A spingere in questa direzione hanno contribuito attivamente la Fiom e la Fp-Cgil che avevano già deciso autonomamente di effettuare il 12 uno sciopero generale nazionale con manifestazione "milionaria" a Roma. Meccanici e pubblici insieme, contro le spinte a portare lo scontro all'interno del mondo del lavoro, la prima volta. Ma le due categorie, dopo aver incassato la decisione della Cgil di trasformare il 12 in un appuntamento per tutti i dipendenti, hanno già annunciato per febbraio il loro sciopero generale con manifestazione a Roma. Una decisione obbligata, quella di Epifani, e al tempo stesso coraggiosa. Perché lo sciopero non sarà facile: si chiede a lavoratori con i salari decurtati del 40 per cento dalla cassa integrazione un grosso sacrificio, mentre impazza una campagna tesa a isolare la Cgil che rifiuta di salire sulla barca del vincitore, naturalmente al posto destinato ai rematori.
Le manifestazioni andranno benissimo. Il movimento degli studenti, in lotta da settimane contro i tagli alla scuola pubblica e la controriforma dell'Università, parteciperanno in massa, e persino la quasi totalità dei sindacati di base ha deciso di affiancare con un suo sciopero l'iniziativa di lotta della Cgil. Mentre le forze politiche di sinistra uscite sconfitte e divise dalle elezioni sono schierate come un sol uomo con la Cgil, l'opposizione parlamentare cincischia.
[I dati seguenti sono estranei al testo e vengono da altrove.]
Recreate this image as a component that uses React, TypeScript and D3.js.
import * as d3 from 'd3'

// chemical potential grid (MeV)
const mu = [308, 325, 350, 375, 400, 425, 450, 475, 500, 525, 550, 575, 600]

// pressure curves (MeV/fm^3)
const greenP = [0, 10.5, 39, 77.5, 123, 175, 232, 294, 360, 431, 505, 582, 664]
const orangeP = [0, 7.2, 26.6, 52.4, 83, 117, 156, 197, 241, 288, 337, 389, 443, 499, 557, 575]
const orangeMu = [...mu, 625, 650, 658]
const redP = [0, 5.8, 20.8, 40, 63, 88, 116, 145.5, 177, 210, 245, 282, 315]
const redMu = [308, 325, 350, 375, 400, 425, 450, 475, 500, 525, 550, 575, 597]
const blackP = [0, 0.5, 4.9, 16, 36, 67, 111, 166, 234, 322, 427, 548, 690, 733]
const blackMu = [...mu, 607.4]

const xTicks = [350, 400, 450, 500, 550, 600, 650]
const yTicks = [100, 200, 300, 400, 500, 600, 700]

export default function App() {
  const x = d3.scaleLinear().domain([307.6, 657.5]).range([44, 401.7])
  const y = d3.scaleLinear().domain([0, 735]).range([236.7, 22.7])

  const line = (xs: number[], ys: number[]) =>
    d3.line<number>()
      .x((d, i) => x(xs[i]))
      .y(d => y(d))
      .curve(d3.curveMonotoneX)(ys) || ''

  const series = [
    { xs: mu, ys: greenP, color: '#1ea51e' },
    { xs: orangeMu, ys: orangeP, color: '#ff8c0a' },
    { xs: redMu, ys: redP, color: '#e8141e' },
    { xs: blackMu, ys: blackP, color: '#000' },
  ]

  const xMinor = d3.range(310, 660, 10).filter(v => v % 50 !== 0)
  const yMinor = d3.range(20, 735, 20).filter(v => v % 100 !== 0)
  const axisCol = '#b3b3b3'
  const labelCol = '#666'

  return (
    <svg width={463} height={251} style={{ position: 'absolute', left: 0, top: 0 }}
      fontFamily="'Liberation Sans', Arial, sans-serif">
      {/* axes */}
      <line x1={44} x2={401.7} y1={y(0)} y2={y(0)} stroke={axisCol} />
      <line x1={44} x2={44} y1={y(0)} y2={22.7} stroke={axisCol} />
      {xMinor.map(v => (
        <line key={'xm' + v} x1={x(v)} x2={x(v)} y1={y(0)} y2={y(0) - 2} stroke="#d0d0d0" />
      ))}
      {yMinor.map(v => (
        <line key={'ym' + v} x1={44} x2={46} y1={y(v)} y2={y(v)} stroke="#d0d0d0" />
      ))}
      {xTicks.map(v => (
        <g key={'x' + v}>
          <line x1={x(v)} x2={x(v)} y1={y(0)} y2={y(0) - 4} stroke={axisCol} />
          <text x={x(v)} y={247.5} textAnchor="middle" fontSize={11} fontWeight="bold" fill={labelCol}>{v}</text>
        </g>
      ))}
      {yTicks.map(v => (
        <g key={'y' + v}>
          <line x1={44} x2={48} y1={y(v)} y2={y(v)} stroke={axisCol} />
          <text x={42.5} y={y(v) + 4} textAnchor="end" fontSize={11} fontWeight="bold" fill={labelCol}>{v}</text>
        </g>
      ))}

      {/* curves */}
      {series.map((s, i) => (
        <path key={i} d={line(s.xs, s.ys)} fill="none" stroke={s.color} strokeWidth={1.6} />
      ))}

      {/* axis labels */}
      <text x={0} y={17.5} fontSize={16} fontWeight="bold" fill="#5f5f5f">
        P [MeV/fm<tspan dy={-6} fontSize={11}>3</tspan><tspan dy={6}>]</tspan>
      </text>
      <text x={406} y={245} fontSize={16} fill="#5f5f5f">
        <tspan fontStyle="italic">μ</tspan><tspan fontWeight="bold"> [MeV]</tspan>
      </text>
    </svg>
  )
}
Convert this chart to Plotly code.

Il Partito democratico è spaccato al proprio interno, non solo sulla collocazione continentale (chi con il Partito socialista europeo e chi contro) ma anche nel rapporto con i sindacati. Il programma del Pd, nato su un'improbabile equidistanza tra capitale e lavoro, puntava all'unificazione delle reti sindacali e cooperative, per cui la rottura tra Cgil, Cisl e Uil e la divisione tra Cgil e Confindustria sono mine sotto i pilastri che tengono in piedi un partito traballante, sommatoria di storie e identità diverse. Conclusione: la maggior parte dei dirigenti Pd di origine Ds aderiranno allo sciopero e alle manifestazioni a titolo individuale, mentre i dirigenti di origine Margherita continueranno la respirazione bocca a bocca alla Cisl. E, visto che ci sono, ai padroni.